The AIG executives who received bonuses paid out of the bailout funds provided by the Obama administration out of our pockets, are the most obvious examples. No question, it is galling to think the tax dollars of $30,000/yr laborers are paying the six-figure compensation checks of Wall Street types walking away from the train wreck of our retirement programs, and Congress, the Department of Commerce and the media are making sure everyone stays angry about it. What the media, the Administration and the Congressional harpies, Democrats and Republicans alike, have left out is that the vast majority of those who received the bonuses had no involvement in the "credit default swaps" that brought the company down. They also haven't told you that many of those who received those bonuses had worked the entire previous year for for one dollar to try to address the impending problems, accepting that and the promise of "deferred payments"--spelled b-o-n-u-s--as their total compensation. They also haven't told you that the bonuses were specifically authorized in the 1100 page bailout package that the Congress voted on and the President signed, without either of them ever having read it, or that the clause that authorized the payments was inserted as an amendment by Senator Chris Dodd, Chairman of the Senate Banking Committee which was supposed to oversee AIG's activities! No wonder they want to keep the heat on the AIG execs. If they couldn't transfer their sins to the scapegoats, those dirty little secrets might be darn hard to explain.
Also trussed up and waiting to be led out into the wilderness are the chairmen of Ford and GM. These guys are in a little different situation than the AIG employees. They've galloped forward and volunteered to serve as scapegoats. It's true that the auto companies have been shamefully mismanaged not only by Alan Mulally (Ford) and Rick Wagoner (GM), but by their predecessors as well, and it didn't help their image to fly in for Congressional hearings in their private jets without any plan for recovery beyond demanding a bailout. The part that nobody is talking about is fact that Congressional interference in the auto industry, in the form of Corporate Average Fuel Economy (CAFE) regulations, have forced the automakers to build whole fleets of cars that nobody wants to buy. Popular "green" rhetoric and public proclamations to the contrary, the best-selling vehicles in the United States are and remain trucks, SUVS and family cars. The over-priced and under-performing hybrids, the Ford Escape and Chevy Volt, just haven't won public acceptance, and for obvious reasons.
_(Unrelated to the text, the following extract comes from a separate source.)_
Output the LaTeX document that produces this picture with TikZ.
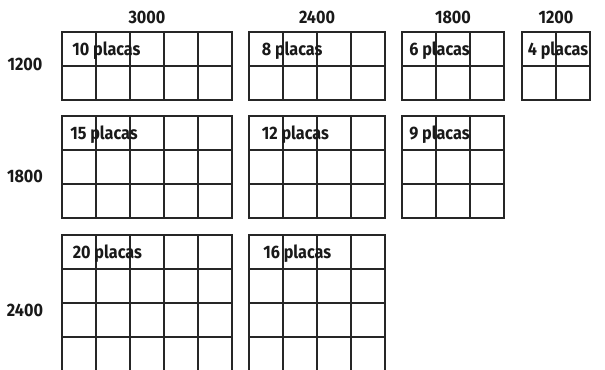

They don't do the job Americans expect of their vehicles. Nevertheless, Congress has mandated the manufacture of these ornamental offerings to the eco-lobby, and the companies keep producing them because they haven't got the guts to oppose the politically correct sentiment that says the government knows better than the free market what the people should have. So Ford and Wagoner will be led off into the woods, never to return. After last week's hostile takeover, the new CEO, President Barack Obama, has fired them, so the people will think their sins are purged. But that won't make the automakers profitable.
To change the metaphor, it's the old Roman trick of placating the people with bread and circuses. On the one hand the Administration is promising to make sure the masses have food on the table and health care down the road, and on the other they provide the spectacle of corporate fat cats being devoured by the lions of official scorn and public outrage, all so that we won't notice the orgy being enjoyed by Caesar and his friends.